All I Ever Need to Know I Learned in Pilates

“I’ve got you,” I say to myself as I bend over at the low drinking fountain at the Y. Bending this way has been a scary movement for me for years, with low back and shoulder injuries and a perennially weak body.

Perennially, yes, but changing. Talking to myself, I’m speaking in the voice of my abdominal muscles, of all my muscles in fact, the internal and external obliques, the transverse, the rectus, and the thighs and pelvic muscles too, reminding the individual cranky and scared parts of me that they are not alone, never alone, that they are held up and cared for by all of me together and I’m not letting them go.

My teacher taught me this on the weird Pilates contraption known as the Cadillac, the one that looks like the medieval torture device known as the rack. I almost didn’t get on it. But when he put those disconcerting-looking metal leg springs on my legs and showed me how to let my stomach take the weight so that my poor back wouldn’t have to, I felt a surprising Ah inside, the Ah of my chest opening and magically getting lighter, the Ah of my entire body becoming more spacious — whole apartments and subbasements and rooms, inside my body! Whole gathering spaces and meeting rooms and galleries, an entire city of bone and ligaments and muscle!

A big pink flower in my body, like a tall lily stretching from my collarbone to my coccyx, and the leaves of it coming down my legs!

It is hard to say this, the following thing: it is hard to say this. Fear and tightness have been a very big part of my life. Not just physically! It’s not at all uncommon for me to feel stifled, strangled, caught. Like a fish in a net gasping, unable to move one way or the other; literal torture. I have often been afraid “the worst” would come — So, what do I mean by that, “the worst”? I mean something like feeling agony forever, physical or mental, and being forcibly stuck and held there, feeling shame, being starved for care and connection, even from (perhaps most from) myself.

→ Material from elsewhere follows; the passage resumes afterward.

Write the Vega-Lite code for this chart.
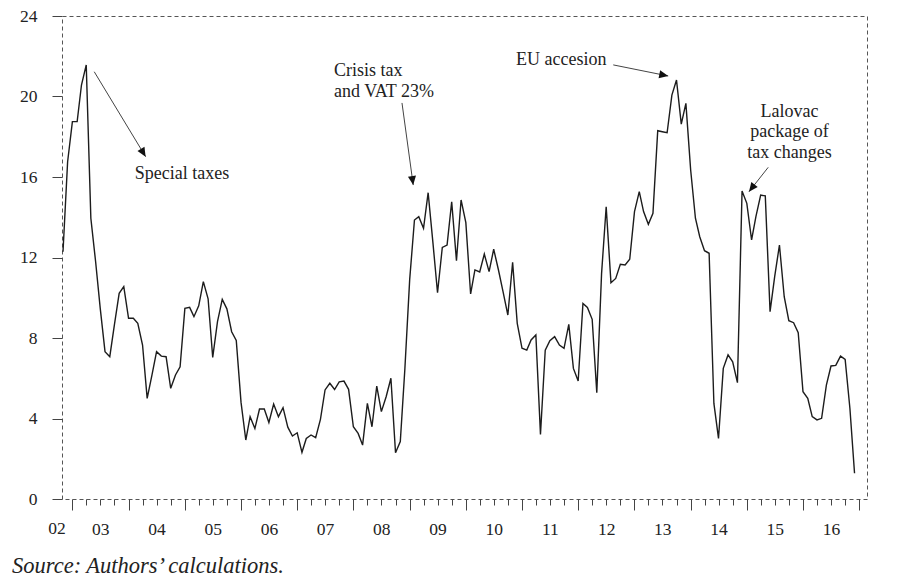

Some Christians say that “hell” means most of all alienation, alienation from “God” meaning being denied contact with anything, anyone that contains the sacred. Because I think all human beings partake of the sacred, to me hell means, most fundamentally, not being connected — to yourself or anyone else.

Oh my reader: sometimes I’m afraid that people who act like they like and respect me actually think I’m stupid. It gets worse: Almost everyone I talk to each day I think, in some deep way, is going to hit me. Almost everyone I email, too. Hit me over the head with a pipe for being such an inferior person.

Sometimes I want badly to tell a friend or a relative something about my life and for a reason completely unknown to me, I can’t. I mean literally, I can’t. I pause, my speech gets labored, I grimace and gesture and look like I’m being stabbed — perhaps I am being stabbed — I’m frustrated and I struggle to try and drag myself up a path my vocal chords do not want to go. The person I’m with often says, “Wow, it’s seems like this subject is really hard for you. You don’t have to tell me about it if you don’t want to!” But I do want to.

People think of Pilates as just a kind of trendy exercise. But as I’ve used it to heal from my body’s injuries, the system Joseph Pilates invented has also been startlingly applicable to emotional and psychological barriers, interpersonal tightness, pain of the mind.

Oh, pain of the mind. Surely we all have it. I bet it was the same back when the cheerily depressive author of the Tao Te Ching wrote, “I alone am confused/Desolate/Oh, like the sea/Adrift/… I alone am different from others/And value being fed by the mother.”

Pilates is actually about being fed by the mother — the mother in our bodies, the vastness inside ourselves. I called the author of the Tao Te Ching “cheerily depressive” just now because in fact, he wasn’t feeling too bad about being confused, desolate, adrift.

He was accepting these feelings, even celebrating them, because he was celebrating and accepting all his feelings and needs right then.

He trusted “the mother” in the Way, “the mother” in himself to supply what would feed him.

That is what I learned in Pilates starting about five years ago, to connect with “the core,” “the powerhouse,” “the center” in my body and mind. And I learned that all parts of the self must work together and support one another, that no parts of the self (or body), even the hurt parts, even the parts that are not yet strong enough, are bad. From a deceptively slight-looking former dancer I learned that human bodies are flexible, that the spine is supposed to move, that even the weakest person has inherent power and that all of us have a “magic belt” around us that can provide nearly infinite power if we only let it support us with its discernment and love. And I learned that mindfulness is the soil to grow it all.